Reputation: 519
I have the following text chunk:
string = """
apples: 20
oranges: 30
ripe: yes
farmers:
elmer fudd
lives in tv
farmer ted
lives close
farmer bill
lives far
selling: yes
veggies:
carrots
potatoes
"""
I am trying to find a good regex that will allow me to parse out the key values. I can grab the single line key values with something like:
'(.+?):\s(.+?)\n'
However, the problem comes when I hit farmers, or veggies.
Using the re flags, I need to do something like:
re.findall( '(.+?):\s(.+?)\n', string, re.S),
However, I am having a heck of a time grabbing all of the values associated with farmers.
There is a newline after each value, and a tab, or series of tabs before the values when they are multiline.

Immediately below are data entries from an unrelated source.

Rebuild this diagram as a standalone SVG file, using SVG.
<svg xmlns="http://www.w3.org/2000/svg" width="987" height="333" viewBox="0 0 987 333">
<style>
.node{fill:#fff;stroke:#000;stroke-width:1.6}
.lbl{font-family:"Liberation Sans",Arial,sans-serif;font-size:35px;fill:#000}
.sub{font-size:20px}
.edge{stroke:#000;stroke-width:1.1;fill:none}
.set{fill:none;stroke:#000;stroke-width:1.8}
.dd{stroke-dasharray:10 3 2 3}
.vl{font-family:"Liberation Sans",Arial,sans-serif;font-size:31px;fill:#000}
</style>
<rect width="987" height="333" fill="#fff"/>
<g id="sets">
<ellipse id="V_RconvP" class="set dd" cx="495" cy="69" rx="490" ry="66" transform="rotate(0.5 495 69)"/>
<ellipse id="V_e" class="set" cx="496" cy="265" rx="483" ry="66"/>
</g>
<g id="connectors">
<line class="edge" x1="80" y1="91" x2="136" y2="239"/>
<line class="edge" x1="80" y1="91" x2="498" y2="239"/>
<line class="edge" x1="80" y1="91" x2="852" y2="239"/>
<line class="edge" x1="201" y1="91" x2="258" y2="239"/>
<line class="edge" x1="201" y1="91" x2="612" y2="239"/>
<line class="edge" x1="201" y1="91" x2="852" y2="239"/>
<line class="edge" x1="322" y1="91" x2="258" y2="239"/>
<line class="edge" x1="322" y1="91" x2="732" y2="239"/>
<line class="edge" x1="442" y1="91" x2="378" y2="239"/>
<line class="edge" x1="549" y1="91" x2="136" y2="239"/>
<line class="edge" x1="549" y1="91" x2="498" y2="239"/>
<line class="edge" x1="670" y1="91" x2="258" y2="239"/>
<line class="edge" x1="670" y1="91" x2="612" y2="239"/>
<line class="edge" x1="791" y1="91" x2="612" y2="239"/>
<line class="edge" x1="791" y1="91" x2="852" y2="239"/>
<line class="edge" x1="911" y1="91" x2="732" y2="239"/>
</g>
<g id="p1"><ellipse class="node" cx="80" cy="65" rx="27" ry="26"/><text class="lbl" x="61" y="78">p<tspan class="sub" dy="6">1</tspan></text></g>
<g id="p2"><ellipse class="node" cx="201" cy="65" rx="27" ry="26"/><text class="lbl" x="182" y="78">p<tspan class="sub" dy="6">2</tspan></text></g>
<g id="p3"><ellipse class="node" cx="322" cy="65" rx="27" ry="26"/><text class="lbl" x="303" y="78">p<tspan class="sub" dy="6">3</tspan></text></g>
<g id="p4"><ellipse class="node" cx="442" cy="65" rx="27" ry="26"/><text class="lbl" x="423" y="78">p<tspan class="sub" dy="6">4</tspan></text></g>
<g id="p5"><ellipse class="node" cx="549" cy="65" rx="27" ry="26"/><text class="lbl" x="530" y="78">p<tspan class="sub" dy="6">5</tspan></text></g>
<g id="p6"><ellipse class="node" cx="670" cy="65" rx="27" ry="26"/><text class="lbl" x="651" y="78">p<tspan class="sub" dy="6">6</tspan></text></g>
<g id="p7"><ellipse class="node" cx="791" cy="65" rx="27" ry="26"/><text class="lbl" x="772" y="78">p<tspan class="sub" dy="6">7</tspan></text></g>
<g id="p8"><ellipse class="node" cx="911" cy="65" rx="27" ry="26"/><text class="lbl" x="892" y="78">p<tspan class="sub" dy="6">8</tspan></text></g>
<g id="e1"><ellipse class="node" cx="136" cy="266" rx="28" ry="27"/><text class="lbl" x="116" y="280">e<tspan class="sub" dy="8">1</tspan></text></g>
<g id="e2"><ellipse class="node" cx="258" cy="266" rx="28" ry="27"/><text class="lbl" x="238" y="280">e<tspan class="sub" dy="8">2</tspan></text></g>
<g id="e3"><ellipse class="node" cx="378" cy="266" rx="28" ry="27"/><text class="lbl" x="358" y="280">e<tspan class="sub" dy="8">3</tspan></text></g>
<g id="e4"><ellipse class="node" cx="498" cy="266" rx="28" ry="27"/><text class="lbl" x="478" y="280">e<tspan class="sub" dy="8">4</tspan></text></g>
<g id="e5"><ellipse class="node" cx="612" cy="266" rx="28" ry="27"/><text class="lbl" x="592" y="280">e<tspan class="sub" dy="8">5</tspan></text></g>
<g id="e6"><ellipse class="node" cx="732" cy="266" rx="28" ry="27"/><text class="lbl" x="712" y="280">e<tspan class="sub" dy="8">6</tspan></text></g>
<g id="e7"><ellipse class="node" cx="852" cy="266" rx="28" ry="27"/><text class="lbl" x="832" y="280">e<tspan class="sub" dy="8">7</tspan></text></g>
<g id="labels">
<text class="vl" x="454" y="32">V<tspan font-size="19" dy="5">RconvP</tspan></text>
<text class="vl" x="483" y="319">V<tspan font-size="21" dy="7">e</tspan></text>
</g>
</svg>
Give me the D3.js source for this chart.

and goal is to have something like:
{ 'apples': 20, 'farmers': ['elmer fudd', 'farmer ted'] }
etc.
Thank you in advance for your help.
Upvotes: 0
Views: 656
Reputation: 365925
Here's a really dumb parser that takes into account your (apparent) indentation rules:
def parse(s):
d = {}
lastkey = None
for fullline in s:
line = fullline.strip()
if not line:
pass
elif ':' not in line:
indent = len(fullline) - len(fullline.lstrip())
if lastindent is None:
lastindent = indent
if lastindent == indent:
lastval.append(line)
else:
if lastkey:
d[lastkey] = lastval
lastkey = None
if line.endswith(':'):
lastkey, lastval, lastindent = key, [], None
else:
key, _, value = line.partition(':')
d[key] = value.strip()
if lastkey:
d[lastkey] = lastval
lastkey = None
return d
import pprint
pprint(parse(string.splitlines()))
The output is:
{'apples': '20',
'oranges': '30',
'ripe': ['elmer fudd', 'farmer ted', 'farmer bill'],
'selling': ['carrots', 'potatoes']}
I think this is already complicated enough that it would look cleaner as an explicit state machine, but I wanted to write this in terms that any novice could understand.
Upvotes: 1
Reputation: 132088
Here's a totally silly way to do it:
import collections
string = """
apples: 20
oranges: 30
ripe: yes
farmers:
elmer fudd
lives in tv
farmer ted
lives close
farmer bill
lives far
selling: yes
veggies:
carrots
potatoes
"""
def funky_parse(inval):
lines = inval.split("\n")
items = collections.defaultdict(list)
at_val = False
key = ''
val = ''
last_indent = 0
for j, line in enumerate(lines):
indent = len(line) - len(line.lstrip())
if j != 0 and at_val and indent > last_indent > 4:
continue
if j != 0 and ":" in line:
if val:
items[key].append(val.strip())
at_val = False
key = ''
line = line.lstrip()
for i, c in enumerate(line, 1):
if at_val:
val += c
else:
key += c
if c == ':':
at_val = True
if i == len(line) and at_val and val:
items[key].append(val.strip())
val = ''
last_indent = indent
return items
print dict(funky_parse(string))
OUTPUT
{'farmers:': ['elmer fudd', 'farmer ted', 'farmer bill'], 'apples:': ['20'], 'veggies:': ['carrots', 'potatoes'], 'ripe:': ['yes'], 'oranges:': ['30'], 'selling:': ['yes']}
Upvotes: 1
Reputation: 51867
You might look at PyYAML, this text is very close to, if not actually valid YAML.